____ RECORDED INFORMATION

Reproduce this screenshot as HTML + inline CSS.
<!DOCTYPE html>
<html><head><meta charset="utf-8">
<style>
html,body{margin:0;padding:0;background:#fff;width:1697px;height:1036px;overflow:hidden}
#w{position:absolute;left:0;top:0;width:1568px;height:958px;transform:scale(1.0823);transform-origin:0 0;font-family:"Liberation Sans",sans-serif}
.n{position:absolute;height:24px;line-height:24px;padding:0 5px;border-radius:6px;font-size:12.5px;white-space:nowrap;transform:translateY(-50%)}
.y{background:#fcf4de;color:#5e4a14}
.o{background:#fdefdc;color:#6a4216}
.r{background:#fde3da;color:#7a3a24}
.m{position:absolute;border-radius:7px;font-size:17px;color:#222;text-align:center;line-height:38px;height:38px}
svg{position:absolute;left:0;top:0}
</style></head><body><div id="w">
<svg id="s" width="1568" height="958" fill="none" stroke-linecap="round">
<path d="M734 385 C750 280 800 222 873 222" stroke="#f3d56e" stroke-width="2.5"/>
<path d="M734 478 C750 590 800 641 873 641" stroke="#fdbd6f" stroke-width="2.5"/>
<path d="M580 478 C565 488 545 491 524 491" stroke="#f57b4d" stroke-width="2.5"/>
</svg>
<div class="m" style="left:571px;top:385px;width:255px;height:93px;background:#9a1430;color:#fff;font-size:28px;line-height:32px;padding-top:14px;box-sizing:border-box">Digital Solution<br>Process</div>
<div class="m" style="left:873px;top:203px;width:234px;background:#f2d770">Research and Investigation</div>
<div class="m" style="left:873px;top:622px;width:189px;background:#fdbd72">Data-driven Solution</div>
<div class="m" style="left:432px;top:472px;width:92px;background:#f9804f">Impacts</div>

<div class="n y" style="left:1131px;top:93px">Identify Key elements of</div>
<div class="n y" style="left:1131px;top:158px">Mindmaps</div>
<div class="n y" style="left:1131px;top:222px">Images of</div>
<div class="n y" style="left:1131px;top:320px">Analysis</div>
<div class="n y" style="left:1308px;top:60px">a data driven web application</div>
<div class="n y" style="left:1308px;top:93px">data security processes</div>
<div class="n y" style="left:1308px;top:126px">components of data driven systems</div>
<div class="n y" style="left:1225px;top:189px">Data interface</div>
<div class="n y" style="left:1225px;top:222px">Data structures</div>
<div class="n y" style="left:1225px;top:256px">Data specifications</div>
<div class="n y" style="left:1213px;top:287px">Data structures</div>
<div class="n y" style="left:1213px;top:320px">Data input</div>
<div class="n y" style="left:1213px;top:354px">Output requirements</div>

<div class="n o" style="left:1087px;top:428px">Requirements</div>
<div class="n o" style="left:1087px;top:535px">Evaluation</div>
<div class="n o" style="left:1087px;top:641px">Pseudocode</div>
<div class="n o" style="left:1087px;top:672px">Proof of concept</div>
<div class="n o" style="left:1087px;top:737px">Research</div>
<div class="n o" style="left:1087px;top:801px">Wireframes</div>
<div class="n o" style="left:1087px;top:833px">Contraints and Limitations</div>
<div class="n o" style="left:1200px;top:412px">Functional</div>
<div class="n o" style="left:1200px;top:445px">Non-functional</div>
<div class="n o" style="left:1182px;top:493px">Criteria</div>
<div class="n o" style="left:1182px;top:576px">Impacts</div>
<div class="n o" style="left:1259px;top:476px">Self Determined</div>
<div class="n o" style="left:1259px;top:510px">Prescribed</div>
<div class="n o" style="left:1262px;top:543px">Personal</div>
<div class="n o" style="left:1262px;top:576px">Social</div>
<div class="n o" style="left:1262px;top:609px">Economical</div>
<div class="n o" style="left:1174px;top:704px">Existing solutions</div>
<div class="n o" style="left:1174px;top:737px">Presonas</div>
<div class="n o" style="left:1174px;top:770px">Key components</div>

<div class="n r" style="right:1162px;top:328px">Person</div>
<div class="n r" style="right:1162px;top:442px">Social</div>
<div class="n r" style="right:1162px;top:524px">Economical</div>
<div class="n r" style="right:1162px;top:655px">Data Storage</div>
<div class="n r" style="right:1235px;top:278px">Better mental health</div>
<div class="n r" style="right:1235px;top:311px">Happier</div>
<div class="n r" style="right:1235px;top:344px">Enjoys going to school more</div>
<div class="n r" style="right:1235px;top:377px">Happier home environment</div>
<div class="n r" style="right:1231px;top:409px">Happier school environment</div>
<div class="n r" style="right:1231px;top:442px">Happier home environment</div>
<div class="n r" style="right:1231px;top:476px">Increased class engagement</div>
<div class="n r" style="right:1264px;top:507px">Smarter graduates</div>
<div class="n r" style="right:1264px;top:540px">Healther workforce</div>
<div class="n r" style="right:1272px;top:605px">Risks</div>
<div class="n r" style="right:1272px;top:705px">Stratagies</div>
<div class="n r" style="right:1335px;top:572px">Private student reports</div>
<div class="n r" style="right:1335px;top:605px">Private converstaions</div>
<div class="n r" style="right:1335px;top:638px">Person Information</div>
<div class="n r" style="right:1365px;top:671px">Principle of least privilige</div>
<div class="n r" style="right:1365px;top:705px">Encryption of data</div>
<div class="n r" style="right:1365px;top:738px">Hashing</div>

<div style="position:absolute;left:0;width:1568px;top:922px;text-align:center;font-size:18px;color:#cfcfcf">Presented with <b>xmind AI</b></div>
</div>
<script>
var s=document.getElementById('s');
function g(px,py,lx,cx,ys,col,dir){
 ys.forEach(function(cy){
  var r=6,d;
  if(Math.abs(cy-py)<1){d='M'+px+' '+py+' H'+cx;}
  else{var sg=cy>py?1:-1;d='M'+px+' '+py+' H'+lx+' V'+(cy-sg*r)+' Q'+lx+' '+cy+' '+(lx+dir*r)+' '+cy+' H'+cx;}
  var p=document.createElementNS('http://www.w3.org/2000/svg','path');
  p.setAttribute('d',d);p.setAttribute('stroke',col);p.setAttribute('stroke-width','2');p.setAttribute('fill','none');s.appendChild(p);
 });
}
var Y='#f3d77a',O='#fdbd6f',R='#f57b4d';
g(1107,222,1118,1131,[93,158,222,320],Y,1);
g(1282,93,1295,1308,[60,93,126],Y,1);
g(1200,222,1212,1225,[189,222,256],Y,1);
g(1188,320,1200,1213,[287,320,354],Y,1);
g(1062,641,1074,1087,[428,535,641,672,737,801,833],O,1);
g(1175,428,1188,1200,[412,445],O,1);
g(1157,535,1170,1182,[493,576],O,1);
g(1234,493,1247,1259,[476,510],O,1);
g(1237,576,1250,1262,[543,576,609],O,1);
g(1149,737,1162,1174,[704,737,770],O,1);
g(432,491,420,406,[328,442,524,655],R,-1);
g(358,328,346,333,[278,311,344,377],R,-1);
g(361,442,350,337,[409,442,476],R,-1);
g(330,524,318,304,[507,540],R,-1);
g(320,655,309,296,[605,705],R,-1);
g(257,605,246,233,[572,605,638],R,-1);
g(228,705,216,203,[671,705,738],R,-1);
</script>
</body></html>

________

_WHAT IS BEING ASKED_: Copy out the data shown above without altering anything.

_OUTPUT OF THE TASK_:
Reproduce this screenshot as HTML + inline CSS.
<!DOCTYPE html>
<html><head><meta charset="utf-8">
<style>
html,body{margin:0;padding:0;background:#fff;width:1697px;height:1036px;overflow:hidden}
#w{position:absolute;left:0;top:0;width:1568px;height:958px;transform:scale(1.0823);transform-origin:0 0;font-family:"Liberation Sans",sans-serif}
.n{position:absolute;height:24px;line-height:24px;padding:0 5px;border-radius:6px;font-size:12.5px;white-space:nowrap;transform:translateY(-50%)}
.y{background:#fcf4de;color:#5e4a14}
.o{background:#fdefdc;color:#6a4216}
.r{background:#fde3da;color:#7a3a24}
.m{position:absolute;border-radius:7px;font-size:17px;color:#222;text-align:center;line-height:38px;height:38px}
svg{position:absolute;left:0;top:0}
</style></head><body><div id="w">
<svg id="s" width="1568" height="958" fill="none" stroke-linecap="round">
<path d="M734 385 C750 280 800 222 873 222" stroke="#f3d56e" stroke-width="2.5"/>
<path d="M734 478 C750 590 800 641 873 641" stroke="#fdbd6f" stroke-width="2.5"/>
<path d="M580 478 C565 488 545 491 524 491" stroke="#f57b4d" stroke-width="2.5"/>
</svg>
<div class="m" style="left:571px;top:385px;width:255px;height:93px;background:#9a1430;color:#fff;font-size:28px;line-height:32px;padding-top:14px;box-sizing:border-box">Digital Solution<br>Process</div>
<div class="m" style="left:873px;top:203px;width:234px;background:#f2d770">Research and Investigation</div>
<div class="m" style="left:873px;top:622px;width:189px;background:#fdbd72">Data-driven Solution</div>
<div class="m" style="left:432px;top:472px;width:92px;background:#f9804f">Impacts</div>

<div class="n y" style="left:1131px;top:93px">Identify Key elements of</div>
<div class="n y" style="left:1131px;top:158px">Mindmaps</div>
<div class="n y" style="left:1131px;top:222px">Images of</div>
<div class="n y" style="left:1131px;top:320px">Analysis</div>
<div class="n y" style="left:1308px;top:60px">a data driven web application</div>
<div class="n y" style="left:1308px;top:93px">data security processes</div>
<div class="n y" style="left:1308px;top:126px">components of data driven systems</div>
<div class="n y" style="left:1225px;top:189px">Data interface</div>
<div class="n y" style="left:1225px;top:222px">Data structures</div>
<div class="n y" style="left:1225px;top:256px">Data specifications</div>
<div class="n y" style="left:1213px;top:287px">Data structures</div>
<div class="n y" style="left:1213px;top:320px">Data input</div>
<div class="n y" style="left:1213px;top:354px">Output requirements</div>

<div class="n o" style="left:1087px;top:428px">Requirements</div>
<div class="n o" style="left:1087px;top:535px">Evaluation</div>
<div class="n o" style="left:1087px;top:641px">Pseudocode</div>
<div class="n o" style="left:1087px;top:672px">Proof of concept</div>
<div class="n o" style="left:1087px;top:737px">Research</div>
<div class="n o" style="left:1087px;top:801px">Wireframes</div>
<div class="n o" style="left:1087px;top:833px">Contraints and Limitations</div>
<div class="n o" style="left:1200px;top:412px">Functional</div>
<div class="n o" style="left:1200px;top:445px">Non-functional</div>
<div class="n o" style="left:1182px;top:493px">Criteria</div>
<div class="n o" style="left:1182px;top:576px">Impacts</div>
<div class="n o" style="left:1259px;top:476px">Self Determined</div>
<div class="n o" style="left:1259px;top:510px">Prescribed</div>
<div class="n o" style="left:1262px;top:543px">Personal</div>
<div class="n o" style="left:1262px;top:576px">Social</div>
<div class="n o" style="left:1262px;top:609px">Economical</div>
<div class="n o" style="left:1174px;top:704px">Existing solutions</div>
<div class="n o" style="left:1174px;top:737px">Presonas</div>
<div class="n o" style="left:1174px;top:770px">Key components</div>

<div class="n r" style="right:1162px;top:328px">Person</div>
<div class="n r" style="right:1162px;top:442px">Social</div>
<div class="n r" style="right:1162px;top:524px">Economical</div>
<div class="n r" style="right:1162px;top:655px">Data Storage</div>
<div class="n r" style="right:1235px;top:278px">Better mental health</div>
<div class="n r" style="right:1235px;top:311px">Happier</div>
<div class="n r" style="right:1235px;top:344px">Enjoys going to school more</div>
<div class="n r" style="right:1235px;top:377px">Happier home environment</div>
<div class="n r" style="right:1231px;top:409px">Happier school environment</div>
<div class="n r" style="right:1231px;top:442px">Happier home environment</div>
<div class="n r" style="right:1231px;top:476px">Increased class engagement</div>
<div class="n r" style="right:1264px;top:507px">Smarter graduates</div>
<div class="n r" style="right:1264px;top:540px">Healther workforce</div>
<div class="n r" style="right:1272px;top:605px">Risks</div>
<div class="n r" style="right:1272px;top:705px">Stratagies</div>
<div class="n r" style="right:1335px;top:572px">Private student reports</div>
<div class="n r" style="right:1335px;top:605px">Private converstaions</div>
<div class="n r" style="right:1335px;top:638px">Person Information</div>
<div class="n r" style="right:1365px;top:671px">Principle of least privilige</div>
<div class="n r" style="right:1365px;top:705px">Encryption of data</div>
<div class="n r" style="right:1365px;top:738px">Hashing</div>

<div style="position:absolute;left:0;width:1568px;top:922px;text-align:center;font-size:18px;color:#cfcfcf">Presented with <b>xmind AI</b></div>
</div>
<script>
var s=document.getElementById('s');
function g(px,py,lx,cx,ys,col,dir){
 ys.forEach(function(cy){
  var r=6,d;
  if(Math.abs(cy-py)<1){d='M'+px+' '+py+' H'+cx;}
  else{var sg=cy>py?1:-1;d='M'+px+' '+py+' H'+lx+' V'+(cy-sg*r)+' Q'+lx+' '+cy+' '+(lx+dir*r)+' '+cy+' H'+cx;}
  var p=document.createElementNS('http://www.w3.org/2000/svg','path');
  p.setAttribute('d',d);p.setAttribute('stroke',col);p.setAttribute('stroke-width','2');p.setAttribute('fill','none');s.appendChild(p);
 });
}
var Y='#f3d77a',O='#fdbd6f',R='#f57b4d';
g(1107,222,1118,1131,[93,158,222,320],Y,1);
g(1282,93,1295,1308,[60,93,126],Y,1);
g(1200,222,1212,1225,[189,222,256],Y,1);
g(1188,320,1200,1213,[287,320,354],Y,1);
g(1062,641,1074,1087,[428,535,641,672,737,801,833],O,1);
g(1175,428,1188,1200,[412,445],O,1);
g(1157,535,1170,1182,[493,576],O,1);
g(1234,493,1247,1259,[476,510],O,1);
g(1237,576,1250,1262,[543,576,609],O,1);
g(1149,737,1162,1174,[704,737,770],O,1);
g(432,491,420,406,[328,442,524,655],R,-1);
g(358,328,346,333,[278,311,344,377],R,-1);
g(361,442,350,337,[409,442,476],R,-1);
g(330,524,318,304,[507,540],R,-1);
g(320,655,309,296,[605,705],R,-1);
g(257,605,246,233,[572,605,638],R,-1);
g(228,705,216,203,[671,705,738],R,-1);
</script>
</body></html>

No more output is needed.